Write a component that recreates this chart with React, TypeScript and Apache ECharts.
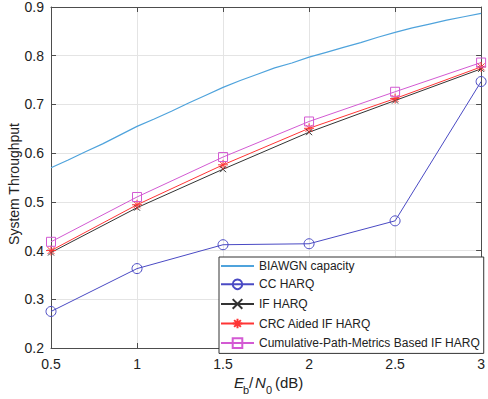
import React, { useEffect, useRef } from "react";
import * as echarts from "echarts";

const ebn0 = [0.5, 1, 1.5, 2, 2.5, 3];
const capX = [0.5, 0.6, 0.7, 0.8, 0.9, 1.0, 1.1, 1.2, 1.3, 1.4, 1.5, 1.6, 1.7, 1.8, 1.9, 2.0, 2.1, 2.2, 2.3, 2.4, 2.5, 2.6, 2.7, 2.8, 2.9, 3.0];
const capacity = [0.570, 0.586, 0.603, 0.619, 0.637, 0.655, 0.670, 0.686, 0.703, 0.719, 0.735, 0.749, 0.762, 0.775, 0.785, 0.797, 0.807, 0.817, 0.827, 0.838, 0.848, 0.857, 0.865, 0.873, 0.880, 0.887];
const ccHarq = [0.275, 0.363, 0.412, 0.414, 0.461, 0.747];
const ifHarq = [0.396, 0.488, 0.567, 0.643, 0.708, 0.773];
const crcHarq = [0.400, 0.494, 0.576, 0.651, 0.712, 0.777];
const cpmHarq = [0.418, 0.510, 0.592, 0.665, 0.726, 0.786];
const names = ["BIAWGN capacity", "CC HARQ", "IF HARQ", "CRC Aided IF HARQ", "Cumulative-Path-Metrics Based IF HARQ"];
const yTicks = { min: 0.2, max: 0.9, interval: 0.1 };
const xTicks = { min: 0.5, max: 3, interval: 0.5 };

const FONT = "'Liberation Sans', Arial, Helvetica, sans-serif";
const X_PATH = "path://M0,0L10,10M10,0L0,10";
const STAR_PATH = "path://M5,0L5,10M0,5L10,5M1.5,1.5L8.5,8.5M8.5,1.5L1.5,8.5";

function pairs(xs: number[], ys: number[]) {
  return xs.map((x, i) => [x, ys[i]]);
}

export default function App() {
  const ref = useRef<HTMLDivElement>(null);
  useEffect(() => {
    document.body.style.margin = "0";
    const chart = echarts.init(ref.current!, undefined, { renderer: "svg" });
    const axisLine = { show: true, lineStyle: { color: "#4d4d4d", width: 1 } };
    const tick = { show: true, inside: true, length: 5, lineStyle: { color: "#4d4d4d" } };
    const mk = (name: string, data: number[], color: string, symbol: string, size: number) => ({
      name,
      type: "line",
      data: pairs(ebn0, data),
      symbol,
      symbolSize: size,
      showSymbol: true,
      lineStyle: { color, width: 1 },
      itemStyle: { color: "none", borderColor: color, borderWidth: 1 },
    });
    chart.setOption({
      animation: false,
      textStyle: { fontFamily: FONT },
      grid: { left: 51, top: 7, right: 2, bottom: 51 },
      xAxis: [
        {
          type: "value", ...xTicks, position: "bottom",
          axisLine, axisTick: tick,
          axisLabel: { color: "#222", fontSize: 14, margin: 9, fontFamily: FONT },
          splitLine: { show: true, lineStyle: { color: "#e4e4e4" } },
        },
        {
          type: "value", ...xTicks, position: "top",
          axisLine, axisTick: tick, axisLabel: { show: false }, splitLine: { show: false },
        },
      ],
      yAxis: [
        {
          type: "value", ...yTicks, position: "left",
          axisLine, axisTick: tick,
          axisLabel: { color: "#222", fontSize: 14, margin: 7, fontFamily: FONT, formatter: (v: number) => v.toFixed(1) },
          splitLine: { show: true, lineStyle: { color: "#e4e4e4" } },
        },
        {
          type: "value", ...yTicks, position: "right",
          axisLine, axisTick: tick, axisLabel: { show: false }, splitLine: { show: false },
        },
      ],
      legend: {
        orient: "vertical",
        left: 219,
        top: 257,
        padding: [3, 4, 3, 1],
        itemGap: 5,
        itemWidth: 33,
        itemHeight: 12,
        backgroundColor: "#fff",
        borderColor: "#333",
        borderWidth: 1,
        textStyle: { color: "#222", fontSize: 12, fontFamily: FONT },
        data: [
          { name: names[0], itemStyle: { opacity: 0 } },
          names[1], names[2], names[3], names[4],
        ],
      },
      series: [
        {
          name: names[0],
          type: "line",
          data: pairs(capX, capacity),
          symbol: "none",
          lineStyle: { color: "#4fa3dc", width: 1.2 },
          itemStyle: { color: "#4fa3dc" },
        },
        mk(names[1], ccHarq, "#4a4ac4", "circle", 10),
        mk(names[2], ifHarq, "#333333", X_PATH, 6),
        mk(names[3], crcHarq, "#ff3535", STAR_PATH, 10),
        mk(names[4], cpmHarq, "#d35ad3", "rect", 9),
      ],
      graphic: [
        {
          type: "text",
          x: 14,
          y: 184,
          rotation: Math.PI / 2,
          style: { text: "System Throughput", font: `14px ${FONT}`, fill: "#222", align: "center", verticalAlign: "middle" },
        },
        {
          type: "group",
          children: [
            { type: "text", x: 234, y: 390, style: { text: "E", font: `italic 15px ${FONT}`, fill: "#222", verticalAlign: "bottom" } },
            { type: "text", x: 243, y: 395, style: { text: "b", font: `11px ${FONT}`, fill: "#222", verticalAlign: "bottom" } },
            { type: "text", x: 249, y: 390, style: { text: "/", font: `15px ${FONT}`, fill: "#222", verticalAlign: "bottom" } },
            { type: "text", x: 255, y: 390, style: { text: "N", font: `italic 15px ${FONT}`, fill: "#222", verticalAlign: "bottom" } },
            { type: "text", x: 266, y: 395, style: { text: "0", font: `11px ${FONT}`, fill: "#222", verticalAlign: "bottom" } },
            { type: "text", x: 275, y: 390, style: { text: "(dB)", font: `15px ${FONT}`, fill: "#222", verticalAlign: "bottom" } },
          ],
        },
      ],
    });
    return () => chart.dispose();
  }, []);
  return <div ref={ref} style={{ width: 488, height: 399 }} />;
}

···

PROBLEM DETAILS: Repeat the lines of the listing above verbatim, beginning at its first line and ending at the line containing "import * as", which is included. Omit pictures.

REPLY:
Write a component that recreates this chart with React, TypeScript and Apache ECharts.
import React, { useEffect, useRef } from "react";
import * as echarts from "echarts";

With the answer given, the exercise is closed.